Last night, can you remember? If you’re a fan of The Sherlocks you’ll understand that joke, and realise that I’m really not funny. However, in answer to my own question, yes, I definitely remember last night. I was lucky enough to get tickets to The Sherlocks at the Wedgwood Rooms; a sold out show for 500 people, and went with a couple of mates from college. We had seen them before which was probably the main reason we wanted to go-we were expecting big things after the last time.
So the night started in normal fashion: the silver Vauxhall Corsa pulled up outside my house around 17:30. I got in as this was my lift and I didn’t fancy getting the bus, and we headed off to pick up our other mate. Once he was in the car, my Spotify was in full swing; belter after belter, not to blow my own trumpet. At this point we were pretty hyped for the gig, but being parked up by sixish meant we had two hours to kill. So like any teenage lads would, we went for a Nandos.
A couple of hours later, with our stomachs full and our bodies ready to be battered by multitudes of moshing blokes, we walked back down to the Wedge. The queue to get in was that of which you’d expect to see in your local Tesco: about 8 people, varying in age. That’s not a complaint, it was nice to be moved inside quickly because it was bloody freezing!
So we were in. Always a good start. At this point the venue was very empty with the odd person ordering at the bar and others popping in and out of the toilet. There was bucket loads of personal space, but I knew that wasn’t something to get used to.
By 20 past 8 the first warm up made their way up onto the stage. Unexpectedly, a group came on. According to The Sherlocks latest post on Twitter it seemed a solo artist was set to ponder on first with his acoustic, hoping to be the next Ed Sheeran. But it turned out this guy couldn’t make it down to the Pompey night (or didn’t want to-who can blame him.) Instead, us music-goers in the crowd were blessed with a local band named Purple SMOKE. No, that’s not a typo, the lads just like to aggressively shout the word ‘smoke,’ yet merely say ‘purple.’ It’s indie, right?
Now as someone who often discovers new music through warm up acts at gigs, I was very excited when the band began playing what can only be described as Rage-Against-the-Machinesque tunes. With exciting sound, attitude and overall atmosphere control, Purple SMOKE absolutely killed the 20 minute slot that they were gifted. They certainly impressed me, and various comments that I heard from the growing spectators around confirmed that I wasn’t the only one. Pumped to listen to them later in the car, when they left the stage I decided I was going to download all of their songs on Spotify. But they’re not on there. I think it’s time to get recording boys, listen to the amateur 17 year old blogger, he definitely knows what he is talking about…

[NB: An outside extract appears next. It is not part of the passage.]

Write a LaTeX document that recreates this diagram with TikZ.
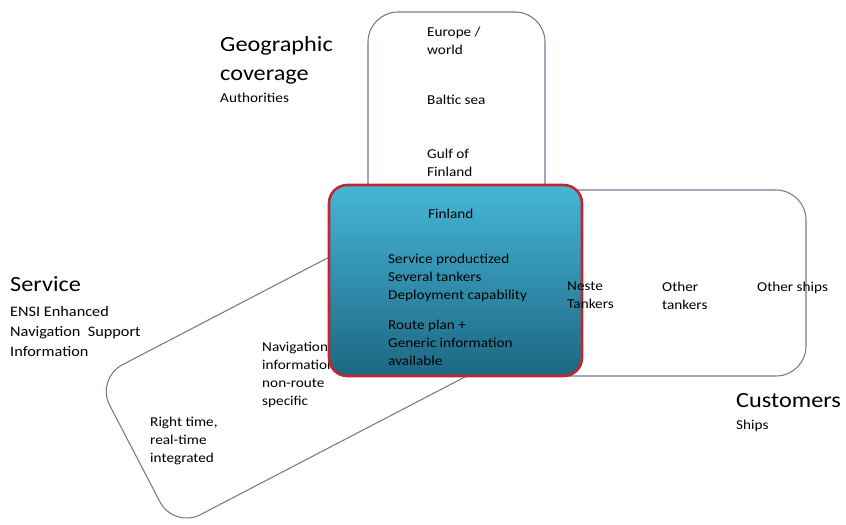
\documentclass[tikz,border=0pt]{standalone}
\usepackage{fontspec}
\setmainfont{Carlito}[FakeStretch=1.12]
\definecolor{zoneline}{HTML}{6A7C96}
\definecolor{coretop}{HTML}{46B6D6}
\definecolor{corebot}{HTML}{1C6783}
\definecolor{coreedge}{HTML}{BE2830}

\begin{document}
\begin{tikzpicture}[x=0.03cm,y=-0.03cm,
		zone/.style={draw=zoneline, line width=0.9pt, rounded corners=0.9cm, inner sep=0pt},
		core/.style={draw=coreedge, line width=2.2pt, rounded corners=0.55cm, top color=coretop, bottom color=corebot, inner sep=0pt},
		txt/.style={font=\fontsize{11.6}{15.3}\selectfont, align=left, anchor=north west, inner sep=0pt},
		head/.style={font=\fontsize{18.5}{24.6}\selectfont, align=left, anchor=north west, inner sep=0pt}]
		\useasboundingbox (0,0) rectangle (846,524);
		% the three zones
		\node[zone, minimum width=12cm, minimum height=5.07cm, rotate=27.5] (service) at (312.2,361.2) {};
		\node[zone, minimum width=5.31cm, minimum height=8.64cm] (geo) at (456.5,156) {};
		\node[zone, minimum width=12.18cm, minimum height=5.58cm] (cust) at (603,283) {};
		% headings
		\node[head] (geohead) at (220,36) {Geographic\\coverage};
		\node[txt] (geosub) at (220,93) {Authorities};
		\node[head] (servhead) at (10,276) {Service};
		\node[txt, font=\fontsize{12.4}{17}\selectfont] (servsub) at (10,306) {ENSI Enhanced\\Navigation~~Support\\Information};
		\node[head] (custhead) at (736,393) {Customers};
		\node[txt] (custsub) at (736,420) {Ships};
		% levels
		\foreach \y/\t [count=\i] in {27/{Europe /\\world}, 95/{Baltic sea}, 149/{Gulf of\\Finland}}{
			\node[txt] (geo\i) at (427,\y) {\t};
		}
		\node[txt] (nav1) at (262,342) {Navigation\\information\\non-route\\specific};
		\node[txt] (nav2) at (150,417) {Right time,\\real-time\\integrated};
		% core
		\node[core, minimum width=7.59cm, minimum height=5.73cm] (core) at (455.5,280.5) {};
		\node[txt] (core1) at (428,209) {Finland};
		\node[txt] (core2) at (388,254) {Service productized\\Several tankers\\Deployment capability};
		\node[txt] (core3) at (388,320) {Route plan +\\Generic information\\available};
		\foreach \x/\t [count=\i] in {567/{Neste\\Tankers}, 662/{Other\\tankers}, 757/{Other ships}}{
			\node[txt] (ship\i) at (\x,282) {\t};
		}
	\end{tikzpicture}
\end{document}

After being a tad depressed that Purple SMOKE seemed to be gone from my life forever, the time came for the next warm up band to emerge. Now I knew about these as their name featured on The Sherlocks’ tour posters. Neon Waltz. I wasn’t overly fussed when listening to them the few days before, but my god I didn’t expect what was to come. Never before that night had I experienced such intense feelings of, well, boredom. The singer droned on like someone was stood on his genitals and not a single song seemed to have a drop. A few- and I really mean just a select few- people in the room seemed to enjoy their agonisingly tedious songs, but they really weren’t for me. All I can say is good luck Neon Waltz, because you’re seriously going to need it.
Finally having recovered from having my ears lightly tortured, the lights dimmed and I knew it was time. The Sheffield-born band, formed by two sets of brothers, entered the stage in the same fashion they did the last time I saw them: looking modest as ever with their renowned, reworded football chant playing in the background. “Dun dun dundun, SHERLOCK ARMY!” If you know, you know. They opened with ‘Last Night,’ the song I miserably attempted to joke about earlier, and from there on they had the crowd under their thumb. From heavy moshing to the majority of their debut album, to waving phone torches in the air with the rhythm of their beautiful song ‘Candlelight,’ it truly became a night to remember. Kiaran Crook, the lead singer and rhythm guitarist, played my favourite song of theirs, Motions, on an acoustic guitar to start with, but was then joined by the rest of the lads to finish the song in a uniquely stunning way. I think that was what really helped the night reach its peak.
With this fantastic band unlikely to tour on such a small scale again, last night was a fantastic opportunity. The Sherlocks are about to go Supersonic, supporting Liam Gallagher on his European tour later this year. And I say all the best to them. A brilliant group of lads with creativity and talent with enough potential to impact the world. I stand by it when I say they are the next ‘Arctic Monkeys.’